### Supplied information
******

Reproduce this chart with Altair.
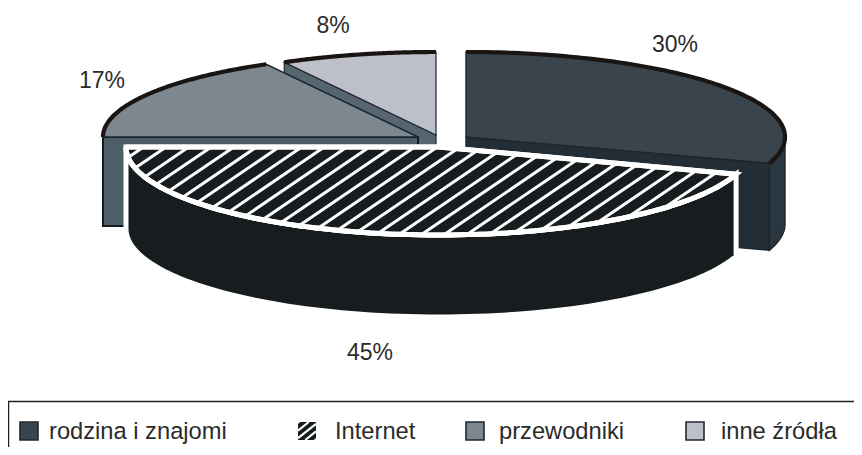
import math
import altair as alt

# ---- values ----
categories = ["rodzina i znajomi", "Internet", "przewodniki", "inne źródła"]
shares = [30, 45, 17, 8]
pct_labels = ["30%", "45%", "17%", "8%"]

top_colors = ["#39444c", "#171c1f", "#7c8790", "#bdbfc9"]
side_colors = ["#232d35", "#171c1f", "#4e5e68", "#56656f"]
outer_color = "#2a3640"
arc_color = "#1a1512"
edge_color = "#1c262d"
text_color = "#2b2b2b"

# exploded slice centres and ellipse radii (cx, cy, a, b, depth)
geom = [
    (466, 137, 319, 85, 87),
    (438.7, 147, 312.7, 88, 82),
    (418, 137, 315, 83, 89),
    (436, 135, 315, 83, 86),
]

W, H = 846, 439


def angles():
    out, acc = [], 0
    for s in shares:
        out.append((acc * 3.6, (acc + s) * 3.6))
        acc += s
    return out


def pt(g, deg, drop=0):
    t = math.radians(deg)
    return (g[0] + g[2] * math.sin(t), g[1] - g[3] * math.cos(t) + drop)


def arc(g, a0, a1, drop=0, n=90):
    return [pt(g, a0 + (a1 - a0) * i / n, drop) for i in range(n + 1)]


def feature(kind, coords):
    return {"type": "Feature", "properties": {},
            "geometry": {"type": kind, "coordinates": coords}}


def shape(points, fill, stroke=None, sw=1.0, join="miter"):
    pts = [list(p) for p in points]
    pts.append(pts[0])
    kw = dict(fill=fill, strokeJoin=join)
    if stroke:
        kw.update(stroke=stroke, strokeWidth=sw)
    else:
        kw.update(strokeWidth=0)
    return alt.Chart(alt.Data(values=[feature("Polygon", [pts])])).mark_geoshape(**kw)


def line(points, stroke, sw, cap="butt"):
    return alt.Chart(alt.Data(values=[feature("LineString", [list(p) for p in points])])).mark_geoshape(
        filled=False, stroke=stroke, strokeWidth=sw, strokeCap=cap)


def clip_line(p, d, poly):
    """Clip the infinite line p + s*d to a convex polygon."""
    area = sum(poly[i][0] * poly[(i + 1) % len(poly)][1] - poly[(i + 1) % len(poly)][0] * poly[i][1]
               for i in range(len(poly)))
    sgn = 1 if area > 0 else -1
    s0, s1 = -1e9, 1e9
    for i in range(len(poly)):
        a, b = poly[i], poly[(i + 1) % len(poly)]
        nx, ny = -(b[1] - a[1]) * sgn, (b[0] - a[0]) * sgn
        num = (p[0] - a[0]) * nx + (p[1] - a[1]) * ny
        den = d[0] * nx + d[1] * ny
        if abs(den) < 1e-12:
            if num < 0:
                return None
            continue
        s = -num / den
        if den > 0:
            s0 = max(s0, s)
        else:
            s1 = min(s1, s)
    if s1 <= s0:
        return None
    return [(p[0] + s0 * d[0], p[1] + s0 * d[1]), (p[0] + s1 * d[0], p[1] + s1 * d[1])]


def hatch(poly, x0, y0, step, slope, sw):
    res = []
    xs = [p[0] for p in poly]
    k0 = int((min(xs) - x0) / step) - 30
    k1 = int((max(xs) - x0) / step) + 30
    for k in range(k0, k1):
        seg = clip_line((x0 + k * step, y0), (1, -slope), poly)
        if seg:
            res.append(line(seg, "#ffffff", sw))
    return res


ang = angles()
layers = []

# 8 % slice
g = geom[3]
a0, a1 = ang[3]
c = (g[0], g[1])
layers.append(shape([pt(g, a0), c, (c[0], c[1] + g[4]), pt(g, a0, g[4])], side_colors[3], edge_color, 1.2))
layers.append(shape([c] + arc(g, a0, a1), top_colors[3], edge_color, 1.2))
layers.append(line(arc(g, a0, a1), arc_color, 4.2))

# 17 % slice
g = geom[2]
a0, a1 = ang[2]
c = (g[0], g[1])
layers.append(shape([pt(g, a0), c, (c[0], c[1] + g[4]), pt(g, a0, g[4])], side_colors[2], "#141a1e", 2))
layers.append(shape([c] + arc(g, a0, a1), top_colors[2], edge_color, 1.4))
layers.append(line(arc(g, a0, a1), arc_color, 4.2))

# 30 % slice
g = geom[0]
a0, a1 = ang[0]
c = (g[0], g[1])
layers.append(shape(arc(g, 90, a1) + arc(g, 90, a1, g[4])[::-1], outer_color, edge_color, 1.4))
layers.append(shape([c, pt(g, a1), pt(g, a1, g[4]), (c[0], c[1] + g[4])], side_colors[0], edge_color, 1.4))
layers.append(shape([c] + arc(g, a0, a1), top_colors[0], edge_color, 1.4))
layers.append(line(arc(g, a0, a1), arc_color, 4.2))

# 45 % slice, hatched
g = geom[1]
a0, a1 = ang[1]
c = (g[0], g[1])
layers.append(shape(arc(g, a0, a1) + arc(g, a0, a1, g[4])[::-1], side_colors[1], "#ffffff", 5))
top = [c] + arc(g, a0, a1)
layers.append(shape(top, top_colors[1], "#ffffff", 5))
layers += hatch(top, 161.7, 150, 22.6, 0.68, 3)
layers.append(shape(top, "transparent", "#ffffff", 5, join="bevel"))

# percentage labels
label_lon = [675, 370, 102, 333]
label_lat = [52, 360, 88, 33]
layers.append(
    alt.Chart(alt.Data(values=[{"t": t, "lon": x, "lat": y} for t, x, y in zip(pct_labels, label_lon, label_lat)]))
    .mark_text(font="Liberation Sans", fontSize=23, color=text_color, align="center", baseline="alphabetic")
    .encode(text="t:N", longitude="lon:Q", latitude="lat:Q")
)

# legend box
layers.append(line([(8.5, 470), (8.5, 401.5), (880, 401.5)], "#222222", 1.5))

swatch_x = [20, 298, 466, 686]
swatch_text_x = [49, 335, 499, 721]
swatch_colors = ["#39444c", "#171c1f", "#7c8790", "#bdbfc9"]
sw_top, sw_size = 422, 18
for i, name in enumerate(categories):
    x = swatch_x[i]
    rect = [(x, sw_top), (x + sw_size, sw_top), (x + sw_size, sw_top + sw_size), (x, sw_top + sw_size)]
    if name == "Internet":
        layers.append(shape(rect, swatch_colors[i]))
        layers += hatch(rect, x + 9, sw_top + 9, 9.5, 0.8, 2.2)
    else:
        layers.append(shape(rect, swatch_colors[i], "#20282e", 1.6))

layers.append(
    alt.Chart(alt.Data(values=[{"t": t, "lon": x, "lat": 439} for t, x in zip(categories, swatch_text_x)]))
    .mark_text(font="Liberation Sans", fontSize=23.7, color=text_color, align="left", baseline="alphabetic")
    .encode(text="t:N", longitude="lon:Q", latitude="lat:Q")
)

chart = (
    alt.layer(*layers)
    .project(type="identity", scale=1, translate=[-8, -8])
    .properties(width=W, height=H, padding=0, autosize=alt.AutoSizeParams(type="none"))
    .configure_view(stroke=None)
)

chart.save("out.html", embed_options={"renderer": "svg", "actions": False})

******

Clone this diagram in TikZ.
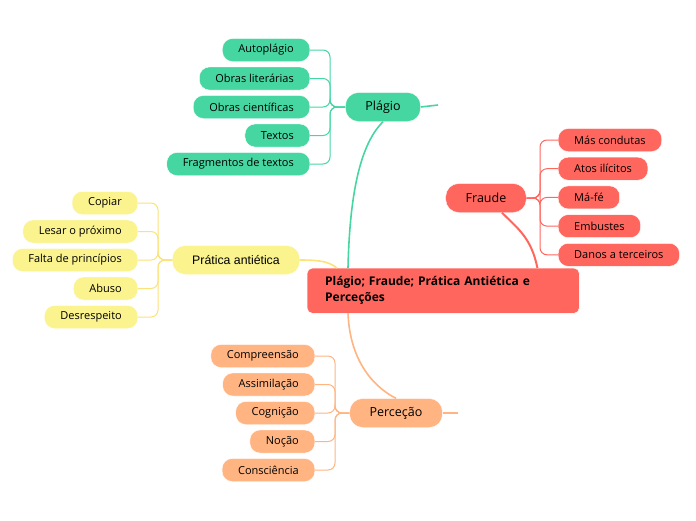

******

### Given exercise
Repeat exactly the part that opens with the line containing "Reproduce this chart with Altair." and closes with the line containing "W, H = 846, 439". Include both end lines, and drop the pictures.

### Answer below
Reproduce this chart with Altair.
import math
import altair as alt

# ---- values ----
categories = ["rodzina i znajomi", "Internet", "przewodniki", "inne źródła"]
shares = [30, 45, 17, 8]
pct_labels = ["30%", "45%", "17%", "8%"]

top_colors = ["#39444c", "#171c1f", "#7c8790", "#bdbfc9"]
side_colors = ["#232d35", "#171c1f", "#4e5e68", "#56656f"]
outer_color = "#2a3640"
arc_color = "#1a1512"
edge_color = "#1c262d"
text_color = "#2b2b2b"

# exploded slice centres and ellipse radii (cx, cy, a, b, depth)
geom = [
    (466, 137, 319, 85, 87),
    (438.7, 147, 312.7, 88, 82),
    (418, 137, 315, 83, 89),
    (436, 135, 315, 83, 86),
]

W, H = 846, 439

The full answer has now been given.